The first phase of the effort to overturn John Kasich’s union busting law is almost complete. Last night I attended a meeting of local activists that has been getting together regularly throughout the process, and was filled in on some of the details. None of it was for official publication so I won’t release any numbers, but it looks like the totals will be pretty amazing. Even the rough preliminary estimations have blown way past the most wildly optimistic and ambitious benchmarks set by supporters. Watch for it soon, and hang on to your hats.

A few words on the process. We Are Ohio has been attempting to vet the returned petitions before sending them on to the Secretary of State in order to do a preliminary validation. The idea is to make sure the petitions sent back are as solid as possible, and to keep the number rejected to an absolute minimum. The more reliable the numbers are, the better chance we will know exactly where it stands.

The drop dead date for getting signatures to the Secretary of State is June 30th. We Are Ohio is trying to get its stragglers back by around a week before in order to check them. Anyone running an effort independent of We Are Ohio (or who procrastinates past roughly the end of next week) will have to get the signatures to Columbus themselves.

Starting July 1st we will enter something of a twilight zone. There will be no ballot-related activity for folks to engage in, and until it actually gets approved there will not even be a specific measure to promote. And obviously with summer vacation in full swing lots of people are off doing their own thing. So how to keep it in the public consciousness?

One way is to give it some visibility at fairs, festivals and so on. Any place where there will be booths for local community or political groups, there are opportunities for activists to get the word out. I am already signed up for one next weekend, and will likely help at several others in July and August. (If you’d like to help drop me a note in the comments!)

Another is the initiative being run by Proud Ohio Workers. According to its site it “was created to allow merchants across the state to show that they recognize public employee support for their shops.” It has created an interactive map showing the businesses that support the initiative, and they can show that support with a Proud Ohio Workers sticker. Customers who see it will obviously be reminded of the issue, and activists can help get the word out about them.

While it might be tough for an individual to throw some work to, say, a tool and die shop (not that you shouldn’t try!), just about anyone with a little disposable income can support a restaurant. Which is exactly what our family did last week. Here is one such place:

And a close-up of the Proud Ohio Workers sticker:

Right now most of the Proud Ohio Workers shops are small businesses. They have taken it on the chin in recent years, and with the union busting tactics of big corporations becoming increasingly brazen it might just be time to re-invigorate the Buy Local movement. Obviously, being local or small is no guarantee; there are certainly plenty of businesses willing to get behind SB 5 (via). But it seems owners tied to the community are more likely to be supportive of middle class issues.

In the post-Citizens United world consumers’ spending choices have a political dimension that would have been hard to imagine even a few years ago.

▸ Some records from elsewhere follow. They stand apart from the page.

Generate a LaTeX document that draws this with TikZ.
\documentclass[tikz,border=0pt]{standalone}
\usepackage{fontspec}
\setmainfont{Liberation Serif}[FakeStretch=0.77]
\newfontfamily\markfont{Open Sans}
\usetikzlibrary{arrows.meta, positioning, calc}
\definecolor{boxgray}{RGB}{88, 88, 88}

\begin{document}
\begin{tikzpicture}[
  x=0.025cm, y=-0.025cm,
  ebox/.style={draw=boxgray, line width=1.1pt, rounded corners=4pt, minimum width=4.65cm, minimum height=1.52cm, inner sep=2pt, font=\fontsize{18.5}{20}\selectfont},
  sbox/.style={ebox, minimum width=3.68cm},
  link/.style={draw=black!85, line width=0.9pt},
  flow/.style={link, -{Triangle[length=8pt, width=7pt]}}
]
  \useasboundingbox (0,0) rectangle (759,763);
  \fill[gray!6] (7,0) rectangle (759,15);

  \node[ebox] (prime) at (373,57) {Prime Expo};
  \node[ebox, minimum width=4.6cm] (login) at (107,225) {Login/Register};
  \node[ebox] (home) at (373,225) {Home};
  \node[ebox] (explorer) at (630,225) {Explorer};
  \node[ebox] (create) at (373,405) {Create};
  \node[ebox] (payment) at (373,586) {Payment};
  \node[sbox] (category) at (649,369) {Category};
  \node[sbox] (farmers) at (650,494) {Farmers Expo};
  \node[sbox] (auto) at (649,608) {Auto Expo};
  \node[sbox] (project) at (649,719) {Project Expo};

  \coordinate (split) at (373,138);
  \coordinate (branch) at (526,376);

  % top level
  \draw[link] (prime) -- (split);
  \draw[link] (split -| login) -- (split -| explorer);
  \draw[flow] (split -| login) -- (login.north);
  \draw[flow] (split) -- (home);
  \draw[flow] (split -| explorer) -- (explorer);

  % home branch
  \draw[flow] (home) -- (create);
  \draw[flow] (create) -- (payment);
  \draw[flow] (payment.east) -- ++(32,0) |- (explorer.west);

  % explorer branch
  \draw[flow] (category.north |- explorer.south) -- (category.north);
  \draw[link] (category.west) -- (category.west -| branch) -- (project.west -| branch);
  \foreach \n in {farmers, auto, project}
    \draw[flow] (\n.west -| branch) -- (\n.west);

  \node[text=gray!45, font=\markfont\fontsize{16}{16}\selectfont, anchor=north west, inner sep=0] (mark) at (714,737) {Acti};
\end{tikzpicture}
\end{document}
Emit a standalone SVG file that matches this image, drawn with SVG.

It used to just be “buy American” or “look for the union label,” but now with groups like the American Legislative Exchange Council writing laws for state governments and Americans For Prosperity pouring in vast sums to support them, it is increasingly important to identify the many different grounds where state and local battles are being fought – and raise awareness on an issue by issue basis. (We should still look to support the longer term efforts of workers to organize large corporations, of course.)

Resources like the Proud Ohio Workers map are valuable tools in that effort. If we can keep reminding people of it, we can build momentum for having it factor into how money gets spent. If we can persuade people to, even once a month, check that map before leaving the house, we can show merchants that it is in their immediate as well as enlightened self interest to support worker friendly initiatives. That in turn could have an impact long after the fall campaign season gets cranked up.